PT Krakatau Steel (Persero) Tbk (KRAS)
Perseroan membidik nilai ekspor hingga US$100 juta sepanjang 2018 sejalan dengan upaya perseroan memperluas pasar ke luar negeri dan mengejar laba pada akhir tahun ini. Direktur Utama Krakatau Steel Silmy Karim mengungkapkan nilai ekspor yang dikantongi perseroan mencapai US$77 juta sampai dengan pekan kedua September 2018.
Jumlah itu belum termasuk dari anak usahanya, PT Krakatau Posco. Menurut Silmy, produsen baja pelat merah itu mengekspor produknya ke Malaysia dan Australia. Emiten berkode saham KRAS itu optimistis dapat memperluas pasar ekspor sampai dengan akhir 2018.
“Rasanya [nilai ekspor sampai akhir tahun] US$100 juta bisa,” ujarnya Seperti dikutip Bisnis Indonesia.
PT Bank Bukopin Tbk (BBKP)
Perseroan berencana untuk mengeluarkan saham baru dalam rangka management and employee stock options program (MESOP) maksimal 347,4 juta saham.

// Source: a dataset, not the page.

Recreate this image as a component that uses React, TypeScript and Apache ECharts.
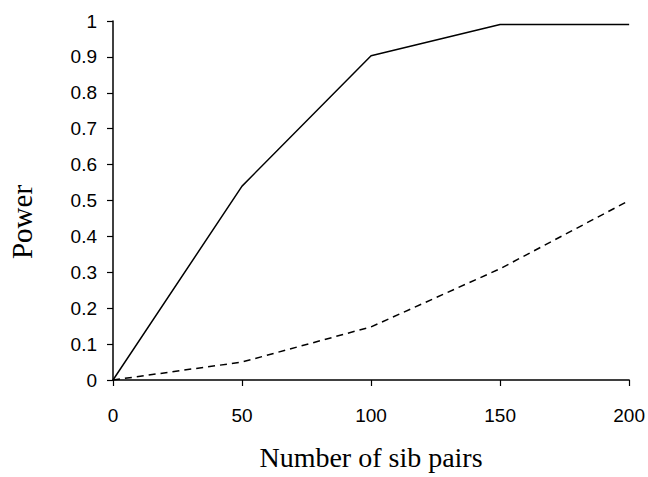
import React, { useEffect, useRef } from "react";
import * as echarts from "echarts";

const sibPairs = [0, 50, 100, 150, 200];
const powerSolid = [0, 0.54, 0.903, 0.99, 0.99];
const powerDashed = [0, 0.05, 0.148, 0.31, 0.5];
const xTitle = "Number of sib pairs";
const yTitle = "Power";

export default function App() {
  const ref = useRef<HTMLDivElement>(null);
  useEffect(() => {
    if (!ref.current) return;
    const chart = echarts.init(ref.current, undefined, { renderer: "svg" });
    const axisFont = { fontFamily: "Liberation Sans, Arial, sans-serif", fontSize: 19, color: "#000" };
    chart.setOption({
      animation: false,
      backgroundColor: "#fff",
      grid: { left: 113, right: 18, top: 21, bottom: 97 },
      xAxis: {
        type: "value",
        min: 0,
        max: 200,
        interval: 50,
        axisLine: { lineStyle: { color: "#000", width: 1.5 } },
        axisTick: { show: true, inside: false, length: 6, lineStyle: { color: "#000", width: 1.2 } },
        axisLabel: { ...axisFont, margin: 26 },
        splitLine: { show: false },
      },
      yAxis: {
        type: "value",
        min: 0,
        max: 1,
        interval: 0.1,
        axisLine: { show: true, onZero: false, lineStyle: { color: "#000", width: 1.5 } },
        axisTick: { show: true, inside: false, length: 6, lineStyle: { color: "#000", width: 1.2 } },
        axisLabel: {
          ...axisFont,
          margin: 16,
          formatter: (v: number) => (Math.round(v * 10) / 10).toString(),
        },
        splitLine: { show: false },
      },
      series: [
        {
          type: "line",
          data: sibPairs.map((x, i) => [x, powerSolid[i]]),
          showSymbol: false,
          lineStyle: { color: "#000", width: 1.5, type: "solid" },
        },
        {
          type: "line",
          data: sibPairs.map((x, i) => [x, powerDashed[i]]),
          showSymbol: false,
          lineStyle: { color: "#000", width: 1.5, type: [7, 5] },
        },
      ],
      graphic: [
        {
          type: "text",
          x: 22,
          y: 222,
          rotation: Math.PI / 2,
          style: {
            text: yTitle,
            font: "29px 'Liberation Serif', 'Times New Roman', serif",
            fill: "#000",
            align: "center",
            verticalAlign: "middle",
          },
        },
        {
          type: "text",
          x: 371,
          y: 457,
          style: {
            text: xTitle,
            font: "28px 'Liberation Serif', 'Times New Roman', serif",
            fill: "#000",
            align: "center",
            verticalAlign: "middle",
          },
        },
      ],
    });
    return () => chart.dispose();
  }, []);
  return <div ref={ref} style={{ width: 648, height: 477, position: "absolute", left: 0, top: 0 }} />;
}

Sekretaris Perusahaan Bank Bukopin Ariesyanti Budi Pertiwi dalam keterbukaan informasi ke Bursa Efek Indonesia (BEI) mengatakan, saham baru dalam rangka MESOP itu setara dengan 2,9 persen dari modal yang ditempatkan dan disetor penuh.
Seiring dengan penerbitan saham baru dalam rangka MESOP ini, maka akan ada efek dilusi terhadap pemegang saham yaitu 2,9 persen. Bank Bukopin akan menyelenggarakan rapat umum pemegang saham luar biasa untuk membahas mengenai rencana ini.